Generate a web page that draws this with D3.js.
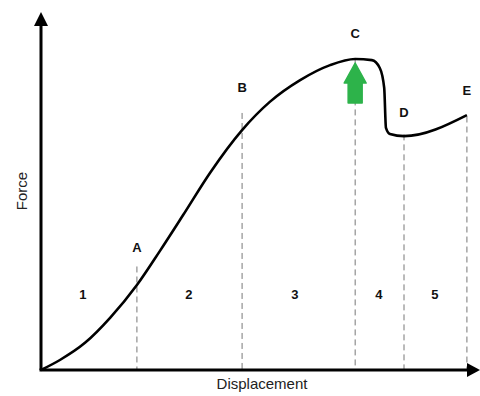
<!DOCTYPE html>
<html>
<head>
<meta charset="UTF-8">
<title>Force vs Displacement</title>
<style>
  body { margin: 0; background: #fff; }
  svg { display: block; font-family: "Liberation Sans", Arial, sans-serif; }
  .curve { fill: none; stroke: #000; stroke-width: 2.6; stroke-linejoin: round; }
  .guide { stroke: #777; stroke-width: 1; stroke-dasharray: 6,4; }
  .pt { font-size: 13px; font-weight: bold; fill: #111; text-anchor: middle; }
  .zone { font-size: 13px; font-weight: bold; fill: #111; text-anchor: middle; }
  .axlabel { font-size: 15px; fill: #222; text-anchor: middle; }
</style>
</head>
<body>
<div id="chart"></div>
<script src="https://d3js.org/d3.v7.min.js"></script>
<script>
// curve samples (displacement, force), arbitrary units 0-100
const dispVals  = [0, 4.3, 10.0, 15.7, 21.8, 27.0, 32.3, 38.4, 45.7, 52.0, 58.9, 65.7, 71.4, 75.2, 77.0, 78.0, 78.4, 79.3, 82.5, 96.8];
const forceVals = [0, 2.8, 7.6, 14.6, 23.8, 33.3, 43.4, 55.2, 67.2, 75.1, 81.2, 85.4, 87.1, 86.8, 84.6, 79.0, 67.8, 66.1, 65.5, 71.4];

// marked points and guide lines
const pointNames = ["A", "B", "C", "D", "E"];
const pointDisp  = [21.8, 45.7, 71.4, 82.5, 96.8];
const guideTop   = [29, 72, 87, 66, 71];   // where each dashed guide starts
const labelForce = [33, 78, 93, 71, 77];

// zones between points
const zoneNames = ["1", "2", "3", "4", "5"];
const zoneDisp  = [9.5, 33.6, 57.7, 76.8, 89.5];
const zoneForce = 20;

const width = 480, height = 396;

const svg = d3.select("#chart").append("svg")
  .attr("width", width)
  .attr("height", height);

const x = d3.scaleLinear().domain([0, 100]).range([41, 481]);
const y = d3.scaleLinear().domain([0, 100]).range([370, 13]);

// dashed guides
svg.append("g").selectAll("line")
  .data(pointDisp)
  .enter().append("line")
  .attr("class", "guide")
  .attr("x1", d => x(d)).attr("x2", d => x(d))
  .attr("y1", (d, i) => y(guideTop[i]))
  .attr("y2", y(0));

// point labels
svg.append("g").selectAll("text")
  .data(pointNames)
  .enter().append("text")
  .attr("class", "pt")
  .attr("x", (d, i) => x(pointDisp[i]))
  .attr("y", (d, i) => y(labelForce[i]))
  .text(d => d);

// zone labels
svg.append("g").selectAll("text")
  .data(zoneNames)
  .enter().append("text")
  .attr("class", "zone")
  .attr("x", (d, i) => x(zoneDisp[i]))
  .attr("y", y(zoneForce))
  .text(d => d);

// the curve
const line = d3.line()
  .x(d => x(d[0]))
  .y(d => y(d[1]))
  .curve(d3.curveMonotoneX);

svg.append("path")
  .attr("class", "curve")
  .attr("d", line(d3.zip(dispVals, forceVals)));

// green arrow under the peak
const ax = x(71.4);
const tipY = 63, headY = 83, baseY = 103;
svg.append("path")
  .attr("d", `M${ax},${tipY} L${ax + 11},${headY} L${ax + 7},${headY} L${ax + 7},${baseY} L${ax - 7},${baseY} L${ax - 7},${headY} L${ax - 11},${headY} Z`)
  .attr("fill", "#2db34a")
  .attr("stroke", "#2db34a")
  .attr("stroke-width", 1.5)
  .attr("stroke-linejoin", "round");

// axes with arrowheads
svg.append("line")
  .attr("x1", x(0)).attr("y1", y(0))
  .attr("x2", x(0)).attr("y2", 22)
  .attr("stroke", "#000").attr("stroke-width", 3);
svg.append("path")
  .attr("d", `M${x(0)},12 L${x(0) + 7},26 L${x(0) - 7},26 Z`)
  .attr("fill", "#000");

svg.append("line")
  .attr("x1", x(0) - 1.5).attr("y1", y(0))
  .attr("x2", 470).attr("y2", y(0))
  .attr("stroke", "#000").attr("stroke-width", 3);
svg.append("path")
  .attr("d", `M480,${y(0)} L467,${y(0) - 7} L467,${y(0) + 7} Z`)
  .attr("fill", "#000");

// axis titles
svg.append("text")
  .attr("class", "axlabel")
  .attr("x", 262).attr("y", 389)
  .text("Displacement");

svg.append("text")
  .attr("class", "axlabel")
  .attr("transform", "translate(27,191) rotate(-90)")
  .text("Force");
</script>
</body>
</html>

*Exercise instructions*.
Reproduce every line of the material precisely, omitting its pictures.

*Response to the exercise*.
Generate a web page that draws this with D3.js.
<!DOCTYPE html>
<html>
<head>
<meta charset="UTF-8">
<title>Force vs Displacement</title>
<style>
  body { margin: 0; background: #fff; }
  svg { display: block; font-family: "Liberation Sans", Arial, sans-serif; }
  .curve { fill: none; stroke: #000; stroke-width: 2.6; stroke-linejoin: round; }
  .guide { stroke: #777; stroke-width: 1; stroke-dasharray: 6,4; }
  .pt { font-size: 13px; font-weight: bold; fill: #111; text-anchor: middle; }
  .zone { font-size: 13px; font-weight: bold; fill: #111; text-anchor: middle; }
  .axlabel { font-size: 15px; fill: #222; text-anchor: middle; }
</style>
</head>
<body>
<div id="chart"></div>
<script src="https://d3js.org/d3.v7.min.js"></script>
<script>
// curve samples (displacement, force), arbitrary units 0-100
const dispVals  = [0, 4.3, 10.0, 15.7, 21.8, 27.0, 32.3, 38.4, 45.7, 52.0, 58.9, 65.7, 71.4, 75.2, 77.0, 78.0, 78.4, 79.3, 82.5, 96.8];
const forceVals = [0, 2.8, 7.6, 14.6, 23.8, 33.3, 43.4, 55.2, 67.2, 75.1, 81.2, 85.4, 87.1, 86.8, 84.6, 79.0, 67.8, 66.1, 65.5, 71.4];

// marked points and guide lines
const pointNames = ["A", "B", "C", "D", "E"];
const pointDisp  = [21.8, 45.7, 71.4, 82.5, 96.8];
const guideTop   = [29, 72, 87, 66, 71];   // where each dashed guide starts
const labelForce = [33, 78, 93, 71, 77];

// zones between points
const zoneNames = ["1", "2", "3", "4", "5"];
const zoneDisp  = [9.5, 33.6, 57.7, 76.8, 89.5];
const zoneForce = 20;

const width = 480, height = 396;

const svg = d3.select("#chart").append("svg")
  .attr("width", width)
  .attr("height", height);

const x = d3.scaleLinear().domain([0, 100]).range([41, 481]);
const y = d3.scaleLinear().domain([0, 100]).range([370, 13]);

// dashed guides
svg.append("g").selectAll("line")
  .data(pointDisp)
  .enter().append("line")
  .attr("class", "guide")
  .attr("x1", d => x(d)).attr("x2", d => x(d))
  .attr("y1", (d, i) => y(guideTop[i]))
  .attr("y2", y(0));

// point labels
svg.append("g").selectAll("text")
  .data(pointNames)
  .enter().append("text")
  .attr("class", "pt")
  .attr("x", (d, i) => x(pointDisp[i]))
  .attr("y", (d, i) => y(labelForce[i]))
  .text(d => d);

// zone labels
svg.append("g").selectAll("text")
  .data(zoneNames)
  .enter().append("text")
  .attr("class", "zone")
  .attr("x", (d, i) => x(zoneDisp[i]))
  .attr("y", y(zoneForce))
  .text(d => d);

// the curve
const line = d3.line()
  .x(d => x(d[0]))
  .y(d => y(d[1]))
  .curve(d3.curveMonotoneX);

svg.append("path")
  .attr("class", "curve")
  .attr("d", line(d3.zip(dispVals, forceVals)));

// green arrow under the peak
const ax = x(71.4);
const tipY = 63, headY = 83, baseY = 103;
svg.append("path")
  .attr("d", `M${ax},${tipY} L${ax + 11},${headY} L${ax + 7},${headY} L${ax + 7},${baseY} L${ax - 7},${baseY} L${ax - 7},${headY} L${ax - 11},${headY} Z`)
  .attr("fill", "#2db34a")
  .attr("stroke", "#2db34a")
  .attr("stroke-width", 1.5)
  .attr("stroke-linejoin", "round");

// axes with arrowheads
svg.append("line")
  .attr("x1", x(0)).attr("y1", y(0))
  .attr("x2", x(0)).attr("y2", 22)
  .attr("stroke", "#000").attr("stroke-width", 3);
svg.append("path")
  .attr("d", `M${x(0)},12 L${x(0) + 7},26 L${x(0) - 7},26 Z`)
  .attr("fill", "#000");

svg.append("line")
  .attr("x1", x(0) - 1.5).attr("y1", y(0))
  .attr("x2", 470).attr("y2", y(0))
  .attr("stroke", "#000").attr("stroke-width", 3);
svg.append("path")
  .attr("d", `M480,${y(0)} L467,${y(0) - 7} L467,${y(0) + 7} Z`)
  .attr("fill", "#000");

// axis titles
svg.append("text")
  .attr("class", "axlabel")
  .attr("x", 262).attr("y", 389)
  .text("Displacement");

svg.append("text")
  .attr("class", "axlabel")
  .attr("transform", "translate(27,191) rotate(-90)")
  .text("Force");
</script>
</body>
</html>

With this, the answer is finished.